The funded pension pool — valued at about 2 trillion rubles — is one of Russia’s few large resources of domestic capital, a key stabilizing force for the country’s markets.
“Moving from today’s 6 percent to 2 percent is probably a retreat and not a step forward,” said UBS Russia head Nicholas Jordan.
“If Russia wants to limit volatility in its local market, it needs local long-term money,” he added. “Foreign money is more volatile and more fickle.”
As it will mean instantly larger flows into the unfunded section of State Pension Fund, some characterized it as a raid on the inaccessible funded part simply to cover the budget in the short term.
It is “pickpocketing the next generation,” Finance Minister Anton Siluanov warned in August.
The adoption of the proposals in their current form would hit equities and bond markets, according to bankers, many of whom believe the Finance Ministry will be successful in its opposition.
Putin’s position is not yet clear, but he told a conference of foreign investors last week that he understood the importance of the funded part and its role “in overcoming the problem of long-term financing that everyone worries about.”
Russia is not unique in its 2002 adoption of a funded part to the pensions system — 14 other Eastern European countries have enacted similar reforms in the last 15 years. The concept was developed in South American countries in the 1980s.
But while the government maneuvers almost powerlessly between the limits imposed by the president, there are more and more voices calling for firm action.
Pension reform has a “fundamental significance for the economy, people’s social well-being and the position of business,” former Finance Minister Alexei Kudrin wrote last month. Kudrin, who has compared the pension system to a “classic financial pyramid,” supports a rise in the retirement age.
Changing demographics are also injecting urgency to the debate.
Similar to many other countries, Russia’s “baby-boomers” will soon become eligible for their pensions, adding to the dependent population. By 2020 there will be 42.5 million pensioners, according to the Ministry of Labor. And at some point after 2025 the number of pensioners will exceed those of working age.
Already rising fast, costs look set to climb further.
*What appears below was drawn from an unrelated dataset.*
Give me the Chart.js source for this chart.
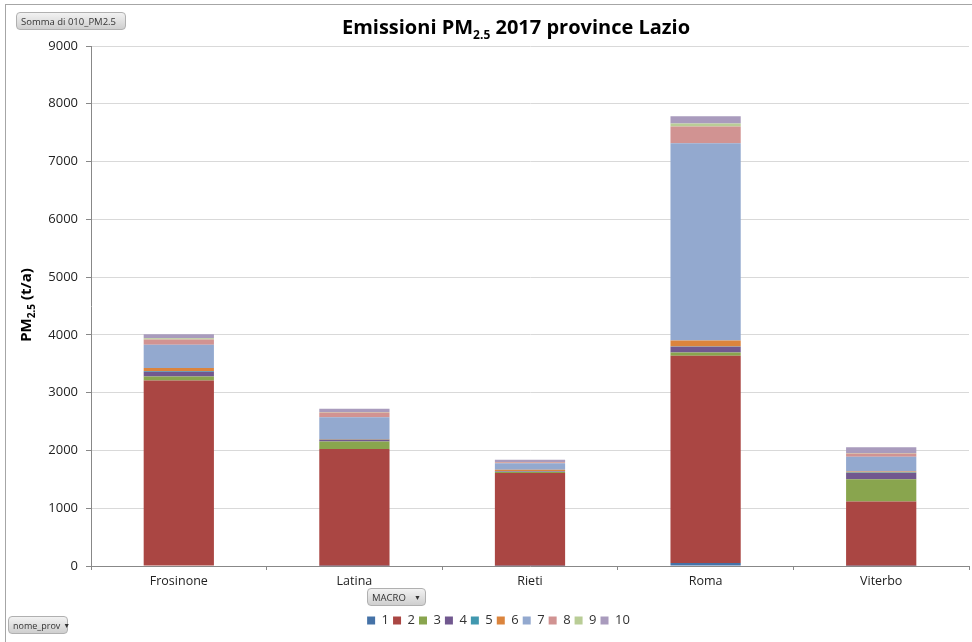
<!DOCTYPE html>
<html>
<head>
<meta charset="utf-8">
<script src="https://cdn.jsdelivr.net/npm/chart.js@4/dist/chart.umd.min.js"></script>
<style>
  html, body { margin: 0; padding: 0; background: #fff; }
  #wrap { position: relative; width: 972px; height: 642px; font-family: "Open Sans", sans-serif; }
  #frame { position: absolute; left: 5px; top: 4px; width: 980px; height: 700px; border: 1px solid #a6a6a6; box-sizing: border-box; }
  canvas { position: absolute; left: 0; top: 0; }
  #title { position: absolute; left: 0; width: 1032px; top: 13px; text-align: center; font-size: 20px; font-weight: bold; color: #000; }
  #title sub { font-size: 12px; }
  #ytitle { position: absolute; left: 26px; top: 305px; transform: translate(-50%, -50%) rotate(-90deg); white-space: nowrap; font-size: 15px; font-weight: bold; color: #000; }
  #ytitle sub { font-size: 10px; }
  .btn { position: absolute; height: 18px; line-height: 17px; font-size: 9.5px; color: #333; padding: 0 4px; border: 1px solid #b0b0b0; border-radius: 4px;
         background: linear-gradient(#f2f2f2, #cfcfcf); box-sizing: border-box; white-space: nowrap; display: flex; justify-content: space-between; }
  .btn .arr { font-size: 7px; margin-left: 3px; }
</style>
</head>
<body>
<div id="wrap">
  <canvas id="c" width="972" height="642"></canvas>
  <div id="frame"></div>
  <div id="title">Emissioni PM<sub>2.5</sub> 2017 province Lazio</div>
  <div id="ytitle">PM<sub>2.5</sub> (t/a)</div>
  <div class="btn" style="left:16px;top:12px;width:110px;"><span>Somma di 010_PM2.5</span></div>
  <div class="btn" style="left:367px;top:588px;width:59px;"><span>MACRO</span><span class="arr">&#9660;</span></div>
  <div class="btn" style="left:8px;top:616px;width:60px;font-size:9px;"><span>nome_prov</span><span class="arr">&#9660;</span></div>
</div>
<script>
const provinces = ['Frosinone', 'Latina', 'Rieti', 'Roma', 'Viterbo'];
const macroLabels = ['1', '2', '3', '4', '5', '6', '7', '8', '9', '10'];
const macroColors = ['#4572A7', '#AA4643', '#89A54E', '#71588F', '#4198AF', '#DB843D', '#93A9CF', '#D19392', '#B9CD96', '#A99BBD'];

const macro1 = [10, 5, 5, 50, 5];
const macro2 = [3200, 2020, 1605, 3590, 1110];
const macro3 = [70, 130, 15, 55, 385];
const macro4 = [80, 30, 10, 100, 110];
const macro5 = [15, 5, 5, 5, 10];
const macro6 = [50, 10, 25, 105, 15];
const macro7 = [405, 375, 115, 3410, 255];
const macro8 = [90, 80, 15, 290, 55];
const macro9 = [20, 10, 5, 55, 10];
const macro10 = [70, 55, 40, 125, 100];

const yTicks = [0, 1000, 2000, 3000, 4000, 5000, 6000, 7000, 8000, 9000];

const series = [macro1, macro2, macro3, macro4, macro5, macro6, macro7, macro8, macro9, macro10];

const datasets = series.map((vals, i) => ({
    label: macroLabels[i],
    data: vals,
    backgroundColor: macroColors[i],
    borderWidth: 0,
    barPercentage: 0.4,
    categoryPercentage: 1.0
}));

new Chart(document.getElementById('c'), {
    type: 'bar',
    data: { labels: provinces, datasets: datasets },
    options: {
        responsive: false,
        animation: false,
        // left padding 28 + y axis 63 keeps plot left at 91 and nudges legend right
        layout: { padding: { left: 28, right: 3, top: 46, bottom: 5 } },
        plugins: {
            title: { display: false },
            tooltip: { enabled: false },
            legend: {
                position: 'bottom',
                labels: {
                    boxWidth: 8,
                    boxHeight: 8,
                    padding: 4,
                    color: '#333',
                    font: { family: 'Open Sans', size: 13 }
                }
            }
        },
        scales: {
            x: {
                stacked: true,
                offset: true,
                grid: { display: true, drawOnChartArea: false, offset: true, tickLength: 4, tickColor: '#888' },
                border: { color: '#888' },
                ticks: { color: '#222', font: { family: 'Open Sans', size: 12.5 }, padding: 4 },
                afterFit: (s) => { s.height = 44; }
            },
            y: {
                stacked: true,
                min: 0,
                max: 9000,
                afterBuildTicks: (s) => { s.ticks = yTicks.map(v => ({ value: v })); },
                grid: { color: '#d9d9d9', tickLength: 5, tickColor: '#888' },
                border: { color: '#888' },
                ticks: { color: '#222', font: { family: 'Open Sans', size: 13 }, padding: 8, callback: (v) => String(v) },
                afterFit: (s) => { s.width = 63; }
            }
        }
    }
});
</script>
</body>
</html>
Putin has said the equivalent of 10 percent of gross domestic product is already spent on pensions — a quarter of the government’s annual budget. And the State Pension Fund’s deficit has ballooned from 30 billion rubles in 2005 to 1.3 trillion rubles this year.
Largesse over the last decade has also compounded the problem. The current crisis has its “roots in the quite rapid increase in pensions over the last 7 years,” said Vladimir Tikhomirov, chief economist at Otkritie Capital.
“Once you increase pensions it’s almost impossible politically to cut them back,” he added.
About 40 percent of the electorate, pensioners are a significant political force, and they are more likely to vote than young people. In the run-up to Duma elections last year, Putin promised an 8 to 10 percent across-the-board rise in pensions.
And average pensions are far below the average wage. Indeed, the average monthly pension is just 3,331 rubles above the official poverty threshold (a monthly income of 6,369 rubles).
Many academics, experts and businessmen see no viable exit from this demographic, fiscal and political crunch other than lifting the retirement age — whether directly or by the back door.
“The bottom line,” wrote Ivan Tchakarov, chief economist at Renaissance Capital in a note to investors last week, “is that all of [the government’s proposals] are just tinkering with the system to avoid the only decision that will really solve the problem … an increase in the pension age for men and, in particular, for women.”
While the life expectancy of males in the country is significantly less than that of females, men are currently entitled to a state pension from the age of 60, while women are eligible from 55.
The International Monetary Fund proposed in August that Russia equalize the retirement age for men and women to 63 by 2030, and to 65 by 2050.
But in the face of high oil prices, government infighting and the danger of inciting social instability, radical change appears to be a distant prospect at the moment.
“The discussion about the pension system is only just beginning,” Finance Minister Anton Siluanov told reporters last week.